Jpool updated to Scala 2.8
I have finished updating jpool to Scala 2.8 (currently 2.8.0.RC1). I will leave this development on the 'try-2.8' branch until 2.8.0 is released. However, now that this seems to be working fully, I will not be backporting changes to the old branch.
I ran into some interesting problems with the conversion. The most tedious to fix was that Scala 2.8 doesn't auto import parent packages from an import statement. Once I figured out the correct way of handling this, things got a lot better. Basically: package org.davidb.jpool.tools
package org.davidb.jpool package tools and this will auto-import both 'org.davidb.jpool' as well as the tools packages. The other main effort was because of the conversion of the containers. Since jpool creates several of it's own containers, these had to be updated to use the new naming system. Stacks have been fixed to actually be implemented as stacks, which ended up simplifying some of the code that used them. Previously, I was using streams to iterate the directory trees in the filesystem. Moving to 2.8 provoked some space leaks in my code. However, the new collection classes make Iterator as convenient to use as streams, while nicely maintaining the overwriting behaviour of the iterator.

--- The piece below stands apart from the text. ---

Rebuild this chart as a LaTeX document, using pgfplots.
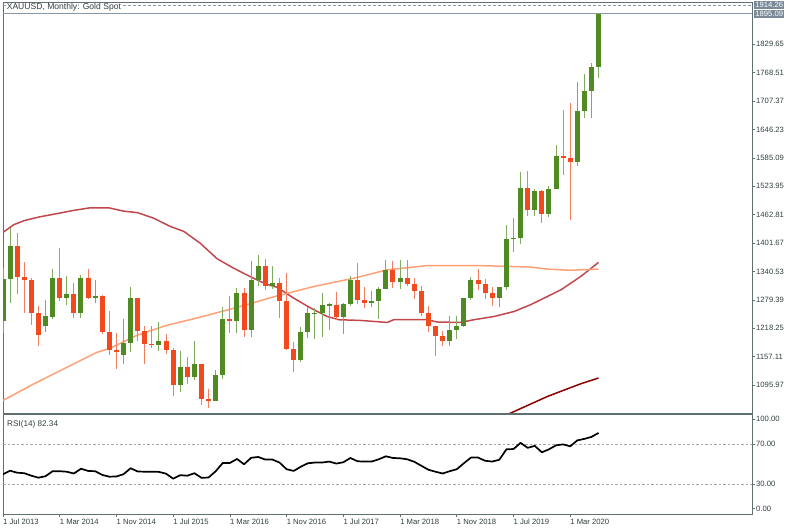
\documentclass[border=0pt]{standalone}
\usepackage{pgfplots}
\pgfplotsset{compat=1.18}
\usepackage{pgfplotstable}
\usepackage{fontspec}
\setmainfont{Liberation Sans}

\definecolor{upbody}{RGB}{79,138,34}
\definecolor{upwick}{RGB}{128,172,96}
\definecolor{dnbody}{RGB}{242,74,30}
\definecolor{dnwick}{RGB}{242,125,95}
\definecolor{maA}{RGB}{192,72,76}
\definecolor{maB}{RGB}{255,160,118}
\definecolor{maC}{RGB}{139,0,0}
\definecolor{frm}{RGB}{96,112,112}
\definecolor{txt}{RGB}{50,62,62}
\definecolor{tag}{RGB}{122,138,155}
\definecolor{pline}{RGB}{136,152,170}

\pgfplotstableread{
i o h l c
0 1234 1347 1208 1324
1 1324 1433 1272 1395
6 1224 1280 1210 1244
7 1242 1346 1238 1327
9 1284 1331 1268 1292
11 1250 1332 1241 1327
13 1283 1323 1273 1287
17 1160 1238 1142 1187
18 1187 1307 1167 1284
22 1183 1232 1170 1190
25 1096 1170 1080 1134
27 1114 1191 1106 1142
30 1061 1128 1061 1118
31 1118 1263 1108 1239
33 1233 1304 1207 1294
35 1215 1362 1200 1322
36 1322 1375 1310 1352
38 1309 1352 1302 1316
42 1150 1220 1146 1211
43 1211 1264 1198 1250
44 1248 1261 1195 1252
45 1251 1295 1200 1269
46 1268 1273 1214 1269
48 1242 1272 1206 1270
49 1270 1331 1266 1323
52 1272 1299 1264 1276
53 1276 1307 1238 1302
54 1302 1366 1302 1344
56 1318 1366 1302 1326
63 1191 1244 1181 1215
64 1215 1244 1195 1223
65 1223 1284 1221 1283
66 1283 1328 1278 1322
70 1283 1307 1265 1307
71 1307 1441 1301 1410
72 1410 1455 1382 1413
73 1413 1555 1400 1520
75 1472 1517 1459 1513
77 1464 1525 1458 1517
78 1517 1612 1517 1589
81 1577 1748 1567 1686
82 1686 1765 1670 1730
83 1730 1789 1670 1781
84 1781 1898 1757 1895
}\candUp

\pgfplotstableread{
i o h l c
2 1395 1424 1292 1328
3 1328 1361 1251 1323
4 1323 1327 1226 1251
5 1251 1267 1181 1204
8 1327 1392 1277 1284
10 1292 1315 1240 1250
12 1327 1345 1281 1283
14 1287 1290 1205 1210
15 1210 1255 1161 1172
16 1172 1208 1131 1167
19 1284 1284 1191 1212
20 1212 1223 1142 1184
21 1184 1224 1175 1183
23 1190 1205 1162 1172
24 1172 1175 1073 1096
26 1134 1157 1098 1114
28 1142 1142 1052 1066
29 1066 1088 1046 1061
32 1239 1287 1208 1233
34 1294 1304 1199 1215
37 1352 1367 1301 1309
39 1316 1326 1241 1276
40 1276 1337 1172 1173
41 1173 1188 1123 1150
47 1269 1296 1236 1242
50 1323 1358 1271 1280
51 1280 1307 1262 1272
55 1344 1362 1305 1318
57 1326 1366 1310 1314
58 1314 1326 1281 1298
59 1298 1310 1244 1252
60 1252 1267 1211 1224
61 1224 1224 1159 1201
62 1201 1213 1179 1191
67 1322 1346 1301 1314
68 1314 1325 1282 1294
69 1294 1308 1267 1283
74 1520 1557 1459 1472
76 1513 1516 1445 1464
79 1589 1689 1548 1585
80 1585 1704 1451 1577
}\candDn

\pgfplotstableread{
i v
0 1424.5
1.5 1441
3 1450
5 1457.5
7.5 1464.7
10 1472
12.3 1477.6
14.9 1477.6
17 1470.4
19 1467
21.2 1455.4
23.6 1437.4
25.5 1426.7
27.8 1401.5
30.2 1367.8
32.5 1347.7
35 1328.3
37 1314
38.7 1306
41 1283
43.4 1261.6
45.7 1243.6
47.4 1236.5
50.4 1235
54.2 1230.7
55.1 1236.5
59.8 1236.5
61.3 1231.5
64.5 1230.7
66.4 1236.5
69.3 1243.6
72.1 1254.4
74.4 1268.8
76.8 1286.7
78.7 1301
81.5 1329.8
84 1360
}\maOne

\pgfplotstableread{
i v
0 1062.8
4.3 1098
9 1134
13.2 1166
15.1 1175
18.9 1203
23 1224
27.8 1242
32.5 1261
34.9 1271
37.7 1284
43.8 1308
49.5 1326
54.2 1344
59.8 1353
67.4 1353
74.4 1350
76.8 1345.5
80 1343
84 1345.5
}\maTwo

\pgfplotstableread{
i v
68 1010
71.6 1035.5
76.8 1071.4
81.5 1098.7
84 1111
}\maThree

\pgfplotstableread{
i v
0 40
1 43.5
2 41.5
3 41
4 38.5
5 36.5
6 38
7 43
8 43
9 42.5
10 40.7
11 45.5
12 43.3
13 43
14 39.3
15 37.5
16 37.7
17 40
18 46
19 42.7
20 42.5
21 42.5
22 42.3
23 40.5
24 35.5
25 39
26 38.5
27 41
28 36.3
29 36.7
30 43
31 51.3
32 51.3
33 55.3
34 50
35 56.5
36 57.3
37 54.7
38 54.7
39 51.7
40 45
41 43.3
42 47.5
43 51
44 51.7
45 51.7
46 52.7
47 50.7
48 52
49 56.3
50 53
51 52.7
52 52.7
53 55
54 58
55 56.3
56 56
57 55
58 52.5
59 48.5
60 44.5
61 42.5
62 40.7
63 43
64 45
65 51
66 56.7
67 56.7
68 53.5
69 52.7
70 54.5
71 65
72 65.3
73 71.5
74 66.5
75 68.5
76 62
77 65
78 69
79 70
80 68
81 74
82 75.5
83 77.5
84 81.5
}\rsi

\pgfplotsset{
  mt/.style={
    scale only axis, width=749bp, xmin=0, xmax=105.64,
    axis line style={frm, line width=0.8bp},
    tick style={frm, line width=0.6bp},
    ticklabel style={font=\fontsize{7.7}{8}\selectfont, text=txt},
    /pgf/number format/assume math mode=true,
    clip mode=individual,
    tick align=outside, major tick length=3bp,
    ytick pos=right, yticklabel pos=right,
  },
  candle/.style 2 args={draw=none, no markers, forget plot,
    error bars/.cd, y dir=both, y explicit, error mark=none,
    error bar style={draw=#1, line width=#2}},
}

\begin{document}
\begin{tikzpicture}
\path[use as bounding box] (0,0) rectangle (800bp,532bp);

\begin{axis}[mt, at={(3bp,530bp)}, anchor=north west, height=411bp,
  ymin=1035.7, ymax=1920.7, xtick=\empty,
  ytick={1095.97,1157.11,1218.25,1279.39,1340.53,1401.67,1462.81,1523.95,1585.09,1646.23,1707.37,1768.51,1829.65},
  yticklabels={1095.97,1157.11,1218.25,1279.39,1340.53,1401.67,1462.81,1523.95,1585.09,1646.23,1707.37,1768.51,1829.65},
  yticklabel style={anchor=west, inner sep=0pt, xshift=1bp}]

\addplot[pline, dash pattern=on 3bp off 2bp, line width=0.8bp, forget plot] coordinates {(0,1914.26) (105.64,1914.26)};
\addplot[pline, line width=0.8bp, forget plot] coordinates {(0,1895.09) (105.64,1895.09)};

\addplot[maA, line width=1.5bp] table[x=i, y=v] {\maOne};
\addplot[maB, line width=1.5bp] table[x=i, y=v] {\maTwo};
\addplot[maC, line width=1.5bp] table[x=i, y=v] {\maThree};

% wicks
\addplot[candle={upwick}{1bp}]
  table[x=i, y expr={(\thisrow{h}+\thisrow{l})/2}, y error expr={(\thisrow{h}-\thisrow{l})/2}] {\candUp};
\addplot[candle={dnwick}{1bp}]
  table[x=i, y expr={(\thisrow{h}+\thisrow{l})/2}, y error expr={(\thisrow{h}-\thisrow{l})/2}] {\candDn};
% bodies
\addplot[candle={upbody}{5bp}]
  table[x=i, y expr={(\thisrow{o}+\thisrow{c})/2}, y error expr={max(abs(\thisrow{c}-\thisrow{o})/2,1.1)}] {\candUp};
\addplot[candle={dnbody}{5bp}]
  table[x=i, y expr={(\thisrow{o}+\thisrow{c})/2}, y error expr={max(abs(\thisrow{c}-\thisrow{o})/2,1.1)}] {\candDn};

\node[anchor=north west, fill=white, inner sep=0.6bp, text=txt, font=\fontsize{8.6}{9}\selectfont]
  at (rel axis cs:0,1) [xshift=3bp, yshift=-0.8bp] {XAUUSD, Monthly: Gold Spot};

\node[anchor=west, fill=tag, text=white, inner sep=1.2bp, minimum height=8.6bp, font=\fontsize{7.7}{8}\selectfont]
  at (axis cs:105.64,1914.26) [xshift=2bp] {1914.26};
\node[anchor=west, fill=tag, text=white, inner sep=1.2bp, minimum height=8.6bp, font=\fontsize{7.7}{8}\selectfont]
  at (axis cs:105.64,1895.09) [xshift=2bp] {1895.09};
\end{axis}

\begin{axis}[mt, at={(3bp,117.5bp)}, anchor=north west, height=99.5bp,
  ymin=0, ymax=100,
  ytick={5.5,30,70,95.5}, yticklabels={0.00,30.00,70.00,100.00},
  yticklabel style={anchor=west, inner sep=0pt, xshift=1bp},
  xtick={0,8,16,24,32,40,48,56,64,72,80},
  xticklabels={1 Jul 2013,1 Mar 2014,1 Nov 2014,1 Jul 2015,1 Mar 2016,1 Nov 2016,1 Jul 2017,1 Mar 2018,1 Nov 2018,1 Jul 2019,1 Mar 2020},
  xtick pos=bottom,
  xticklabel style={anchor=north west, inner sep=0pt, xshift=0bp, yshift=-2bp}]
\addplot[gray!70, dash pattern=on 2.5bp off 2bp, line width=0.6bp, forget plot] coordinates {(0,70) (105.64,70)};
\addplot[gray!70, dash pattern=on 2.5bp off 2bp, line width=0.6bp, forget plot] coordinates {(0,30) (105.64,30)};
\addplot[black, line width=1.7bp, line join=round] table[x=i, y=v] {\rsi};
\node[anchor=north west, inner sep=0pt, text=txt, font=\fontsize{8.2}{9}\selectfont]
  at (rel axis cs:0,1) [xshift=4bp, yshift=-6bp] {RSI(14) 82.34};
\end{axis}
\end{tikzpicture}
\end{document}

I converted all of the Streams into Iterators and eliminated the space leaks. This seems similar to Clojure, and streams are rather hard to not have space leaks on the JVM, since it doesn't seem very good about determining lifetime of locals. Beyond this, I've now implemented a 'clone' tool. This tool individual snapshots to be migrated from one pool to another. This can be used as a kind of poor-man's garbage collection. I've been using this to make weekly pool snapshots, which helps keep this weekly pool smaller, since it has fewer snapshots in it.